I do have questions about this new coach, and getting an answer hasn’t been easy.
One of the main problems with the previous CS Adventurous I had, was the lackluster (at best) performance of the Alde radiant heating system. (See my previous posts) This new coach had a slightly redesigned layout, and while it’s heating much better than the last van, I question whether it was installed to proper manufacturer specifications and whether it’s working as efficiently as it should or could.
The previous system consisted of a loop of radiant tubing that ran around the coach, through convectors in various places along the way, and back to the boiler. Off of that main loop was a secondary loop that ran under the floor to warm the floor and provide additional radiating heat. For some reason, that system didn’t work – it could never heat the coach to a comfortable temperature, even after hours.
This new coach has a modified design.
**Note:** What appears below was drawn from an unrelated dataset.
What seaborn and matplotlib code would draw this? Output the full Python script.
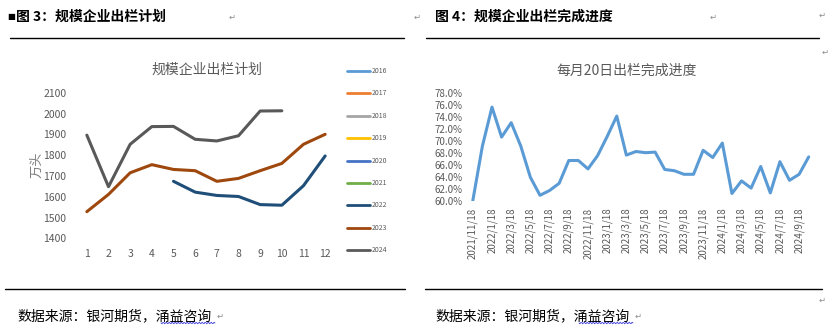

They added additional convectors, as well as an auxiliary fan that can be switched on and off to help circulate the heat from a set of convectors added toward the front of the van. While adding a fan to an otherwise silent radiant heating system is less than ideal, it is relatively quiet and does help to move the heat around.
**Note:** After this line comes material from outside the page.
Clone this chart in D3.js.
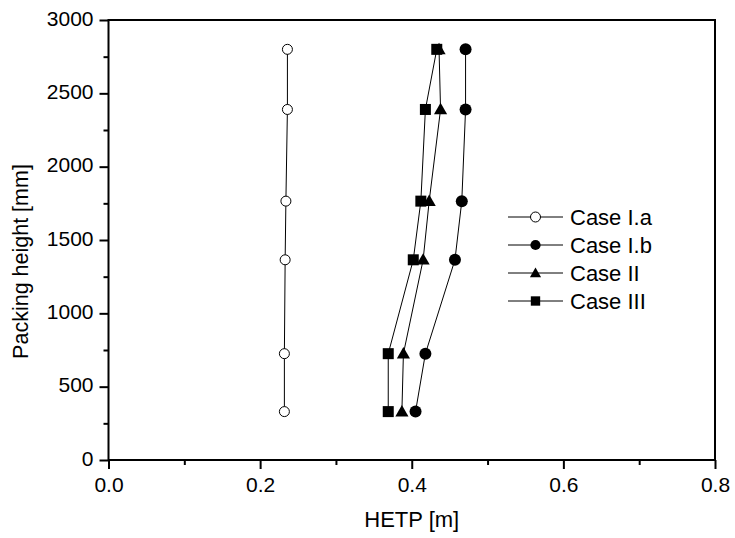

The most curious change, and the thing that I’m still trying to get an answer on from the manufacturer, is the change to the main loop of radiant tubing. Instead of a main loop with a branch off that ran a second loop under the floor, this new system is a single loop – it runs out of the boiler, through the convectors, through the floor, and back to the boiler. The potential problem is the size of the piping used in the loop. The piping for the main loop runs around at 22mm thick, but it is then being reduced to 12mm when it enters and runs under the floor, and it is then enlarged again back to 22mm to reenter the boiler and complete the loop. Having experience with a home radiant heating and flooring system, as well as a very qualified engineer who designed that system, I question the reduction in diameter of the piping in the loop.
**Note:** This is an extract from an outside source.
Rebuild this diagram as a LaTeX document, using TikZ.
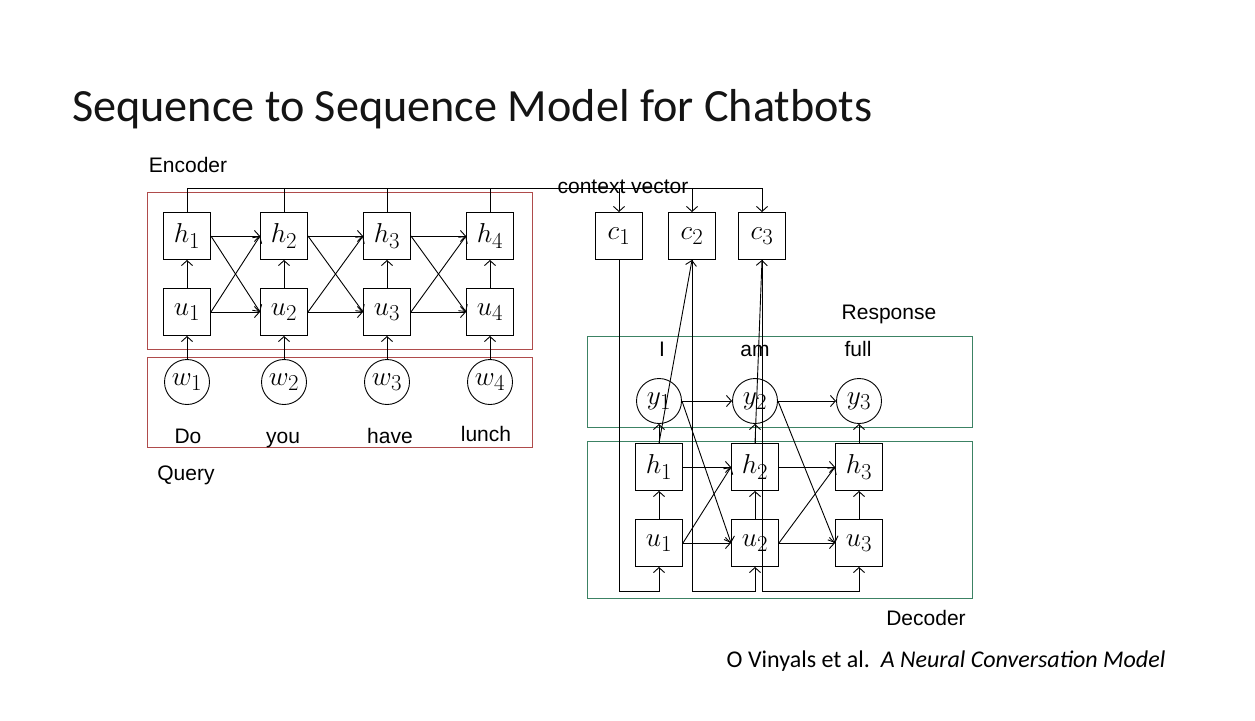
\documentclass[tikz,border=0pt]{standalone}
\usepackage{fontspec}
\setmainfont{Liberation Sans}
\newfontfamily\titlefont{Carlito}
\usetikzlibrary{arrows.meta}
\definecolor{encred}{RGB}{175,75,75}
\definecolor{decgreen}{RGB}{60,130,100}
\definecolor{titlegray}{RGB}{20,20,20}
\newcommand{\mlab}[1]{\scalebox{1.1}{$#1$}}
\begin{document}
\begin{tikzpicture}[x=1pt,y=-1pt,
  box/.style={draw, line width=0.9pt, minimum size=47pt, inner sep=0pt, font=\fontsize{24.88}{30}\selectfont},
  circ/.style={draw, line width=0.9pt, circle, minimum size=45pt, inner sep=0pt, font=\fontsize{24.88}{30}\selectfont},
  arr/.style={line width=0.9pt, -{Straight Barb[length=5pt,width=11pt,line width=0.9pt]}},
  ln/.style={line width=0.9pt},
  lab/.style={inner sep=0pt, anchor=base, font=\fontsize{21}{25}\selectfont},
  encbox/.style={draw=encred, line width=0.9pt},
  decbox/.style={draw=decgreen, line width=0.9pt}]
\fill[white] (0,0) rectangle (1255,720);
\useasboundingbox (0,0) rectangle (1255,720);

% title
\node[anchor=base west, inner sep=0pt, text=titlegray, font=\titlefont\fontsize{46.2}{50}\selectfont] (title) at (72,121) {Sequence to Sequence Model for Chatbots};

% encoder frames
\draw[encbox] (147,192) rectangle (532,349);
\draw[encbox] (147,357) rectangle (532,447);
\node[lab] (enclab) at (188,172) {Encoder};
\node[lab] (querylab) at (186,480) {Query};

% encoder nodes
\foreach \i/\x in {1/187,2/284,3/387,4/490}{
  \node[box] (h\i) at (\x,236) {\mlab{h_{\i}}};
  \node[box] (u\i) at (\x,312) {\mlab{u_{\i}}};
  \node[circ] (w\i) at (\x,382) {\mlab{w_{\i}}};
  \draw[arr] (w\i) -- (u\i);
  \draw[arr] (u\i) -- (h\i);
}
\node[lab] (wd1) at (188,443) {Do};
\node[lab] (wd2) at (283,443) {you};
\node[lab] (wd3) at (390,443) {have};
\node[lab] (wd4) at (486,441) {lunch};

\foreach \a/\b in {1/2,2/3,3/4}{
  \draw[arr] (h\a.east) -- (h\b.west);
  \draw[arr] (u\a.east) -- (u\b.west);
  \draw[arr] (h\a.east) -- (u\b.west);
  \draw[arr] (u\a.east) -- (h\b.west);
}

% context vectors
\node[box] (c1) at (619,236) {\mlab{c_1}};
\node[box] (c2) at (692,236) {\mlab{c_2}};
\node[box] (c3) at (762,236) {\mlab{c_3}};
\coordinate (busy) at (0,188);
\coordinate (loopy) at (0,591);
\foreach \i in {1,2,3,4}{ \draw[ln] (h\i.north) -- (h\i.north |- busy); }
\draw[ln] (h1.north |- busy) -- (c3.north |- busy);
\foreach \i in {1,2,3}{ \draw[arr] (c\i.north |- busy) -- (c\i.north); }
\node[lab] (ctxlab) at (623,193) {context vector};

% decoder frames
\draw[decbox] (587,336) rectangle (972,427);
\draw[decbox] (587,441) rectangle (972,598);
\node[lab] (resplab) at (889,319) {Response};
\node[lab] (declab) at (926,625) {Decoder};
\node[lab] (rw1) at (662,356) {I};
\node[lab] (rw2) at (755,356) {am};
\node[lab] (rw3) at (858,356) {full};

% decoder nodes
\foreach \i/\x in {1/659,2/755,3/859}{
  \node[circ] (y\i) at (\x,401) {\mlab{y_{\i}}};
  \node[box] (dh\i) at (\x,467) {\mlab{h_{\i}}};
  \node[box] (du\i) at (\x,543) {\mlab{u_{\i}}};
  \draw[arr] (du\i) -- (dh\i);
  \draw[arr] (dh\i) -- (y\i);
}
\foreach \a/\b in {1/2,2/3}{
  \draw[arr] (y\a.east) -- (y\b.west);
  \draw[arr] (dh\a.east) -- (dh\b.west);
  \draw[arr] (du\a.east) -- (du\b.west);
  \draw[arr] (du\a.east) -- (dh\b.west);
  \draw[arr] (y\a.east) -- (du\b.west);
}
% context to decoder
\draw[arr] (c1.south) -- (c1.south |- loopy) -| (du1.south);
\draw[arr] (c2.south) -- (c2.south |- loopy) -| (du2.south);
\draw[arr] (c3.south) -- (c3.south |- loopy) -| (du3.south);
% decoder states to context
\draw[arr] (dh1.north) -- (c2.south);
\draw[arr] (dh2.north) -- (c3.south);

% citation
\node[anchor=base, inner sep=0pt, font=\titlefont\fontsize{24}{28}\selectfont] (cite) at (946,667) {O Vinyals et al.\ \ \textit{A Neural Conversation Model}};
\end{tikzpicture}
\end{document}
My first thought was to contact the manufacturer, Alde, and ask them if it’s acceptable practice to change pipe diameters in a loop. I had previously spoken with a representative from Alde about my first problematic van and system and figured they would be the best route to get an answer – if for nothing else, peace of mind that the system was designed and installed to their specifications and that the fact that I could practically fry eggs on the floor was a feature, not a bug. (In the previous van, the floor would never get warm – probably because it was just a branch off the main loop. In this new system, the floor was included in the main loop, so all that heated glycol was passing at it’s fully heated temperature through the floor.) Was the floor warm? You bet! Was I worried it might cause problems down the road if it was getting TOO warm? Yes.
Unfortunately, repeated calls and emails go unanswered from Alde and it’s apparently single person in the US who can answer questions about their product. Various forums talk about how helpful they are, but it’s been 3 months, and the only thing I’ve gotten was a quick email saying he was waiting to hear back from Roadtrek and would update me when he heard back. I’m still waiting.